Ecola State Park ($3 day-use fee) is just north of the Cannon Beach  town site. Thick conifer forests line the access road to Ecola Point. This forested cliff has many trails leading down to the water. The view south takes in Haystack Rock  and the overlapping peaks of the Coast Range extending to Neahkahnie Mountain. This is one of the most photographed views on the Oregon  coast.
Out to sea, the sight of sea lions basking on surf-drenched rocks (mid-Apr.–July) or migrating gray whales (Dec. and Mar.) and orcas (May) are seasonal highlights.
From Ecola Point, trails lead north to horseshoe-shaped Indian Beach, a favorite with surfers. Some prefer to drive the steep narrow road down to Indian Beach as a prelude to hiking up Tillamook Head , considered by Lewis and Clark the region’s most beautiful viewpoint. The 2.5-mile Clatsop Loop trail begins and ends at Indian Beach and climbs through Sitka spruce to a viewpoint. Ambitious hikers can do the first half of the loop, then continue another four miles north to Seaside .

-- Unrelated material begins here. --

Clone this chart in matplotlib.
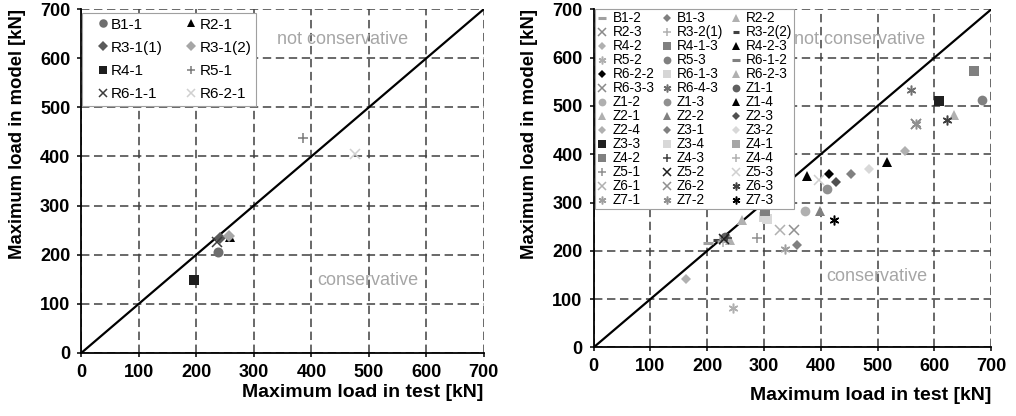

The name Ecola means “whale” in Chinook and was first used as a place-name by William Clark, referring to a creek in the area. Lewis and Clark journals note a 105-foot beached whale found somewhere within present-day Ecola Park’s southern border, Crescent Beach. This area represents the southernmost extent of Lewis and Clark’s coastal Oregon  travels.